PJM is asking federal regulators to approve changes to its rules governing “behind-the-meter” power agreements through which data centers or other industrial customers buy a portion of their electricity directly from a power plant rather than through the regional grid.
Plans for behind-the-meter developments in which data centers are colocated alongside power plants have become increasingly common as developers look to circumnavigate acute grid constraints and yearslong interconnection timelines. But while these arrangements have strong appeal for data center operators and firms that develop and own power plants, they can increase the price of grid power by undercutting supply and pushing costs onto other customers.

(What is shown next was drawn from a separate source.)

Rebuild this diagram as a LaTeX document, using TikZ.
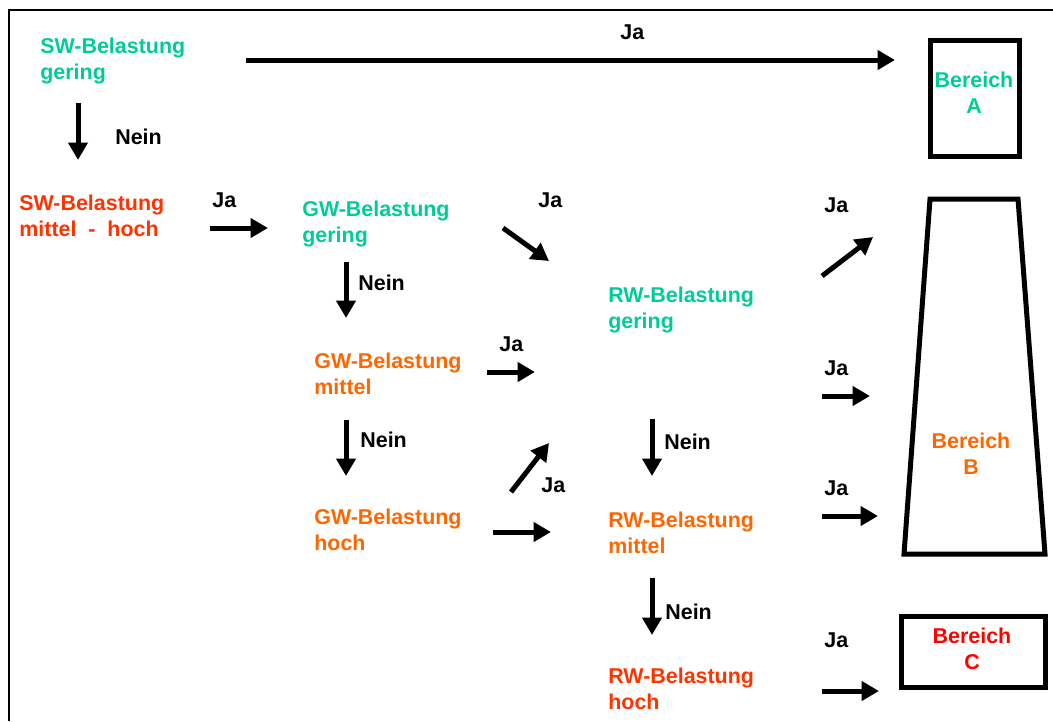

In a landmark case last year, the Federal Energy Regulatory Commission rejected a proposed deal in which Talen Energy would sell power directly to an Amazon data center campus abutting a Pennsylvania nuclear power station.
The ruling, which cited potential impacts on pricing and grid reliability, slammed the brakes on similar proposals across the U.S.
FERC subsequently ordered PJM to develop clearer behind-the-meter guidelines that would give these colocated data center projects a path forward while protecting consumers’ pocketbooks. PJM says its new rules do just that, but there is skepticism as to whether the plan successfully walks the tightrope.
“PJM continues to work with its members to support efforts to accelerate the speed and increase the scale with which the United States can build the next generation of AI infrastructure, especially the necessary capacity to support this load while also ensuring reliability and fair treatment for all users of the grid,” PJM wrote in its proposal to federal regulators.
In March 2024, Amazon Web Services and Talen Energy announced a $650M deal in which the cloud computing behemoth acquired 1,200 acres adjacent to Talen’s 2.5-gigawatt Susquehanna Steam Electric Station in Berwick, Pennsylvania, one of the largest nuclear power plants in the country. AWS hopes to build as many as 15 data centers on the Luzerne County site powered by nearly 1 GW of electricity purchased directly from the nuclear plant next door.
The deal was the first of its kind between a nuclear operator and a data center firm, but it provided a model that other power plant owners quickly sought to replicate. Companies like Dominion Energy, Constellation and Vistra unveiled plans for similar nuclear data center campuses in Connecticut, Maryland, Texas and Ohio.
In their ruling rejecting Amazon’s deal with Talen, FERC commissioners said their decision was driven, at least in part, by the desire to avoid setting a precedent that would trigger a wave of similar projects before their ramifications for grid reliability and consumer costs were better understood.
“Were we to approve this proposal … we would be setting a precedent that would be used to justify identical or similar arrangements in future cases,” FERC Commissioner Mark Christie wrote at the time.
FERC subsequently reaffirmed its ruling following an extended appeals process.
PJM says its newly submitted behind-the-meter rules address the competing goals of increased power load, grid reliability and cost suppression.
Under the existing rules, PJM allows a facility’s on-site generation to “net” against its grid consumption when calculating charges. This means a data center is only charged transmission and other grid costs based on the difference between what it drew from the grid and what it self-produced. This arrangement gives significant savings for the data center but potentially shifts grid costs onto other customers.
Under PJM’s proposed changes, data centers or other industrial users above 50 megawatts would not be eligible to net their self-generation.
While that would increase costs for some data center users and would make some on-site generation less economically attractive, the proposal also includes three new kinds of transmission service agreements intended to lower charges for colocated data centers.
By offering transmission agreement options structured specifically for interruptible and temporary power consumption, the new contract structures mean data centers reduce costs by paying more accurately for the capacity they draw from the grid. Meanwhile, grid reliability is improved because PJM will have greater transparency into how data centers plan to use power.
Data center developers and lobbying organizations have remained mum on PJM’s proposed changes so far, but other industry groups and consumer advocates have reacted with skepticism.
The PJM Industrial Customer Coalition and the Industrial Energy Consumers of America have both filed motions arguing against the proposed changes, with support from Pennsylvania’s Office of Consumer Advocate. They argue that while the new regulations may make sense for data centers specifically, they will create unsustainably higher costs for manufacturers and other industrials using on-site generation.
“[T]he Order threatens to weaken some of the largest manufacturers in the PJM region, render hundreds of megawatts — if not more — of existing retail behind-the-meter generation uneconomic, stall new projects, and further stress the resource adequacy of the electric grid at an inopportune time,” the two trade groups wrote in a joint filing with FERC.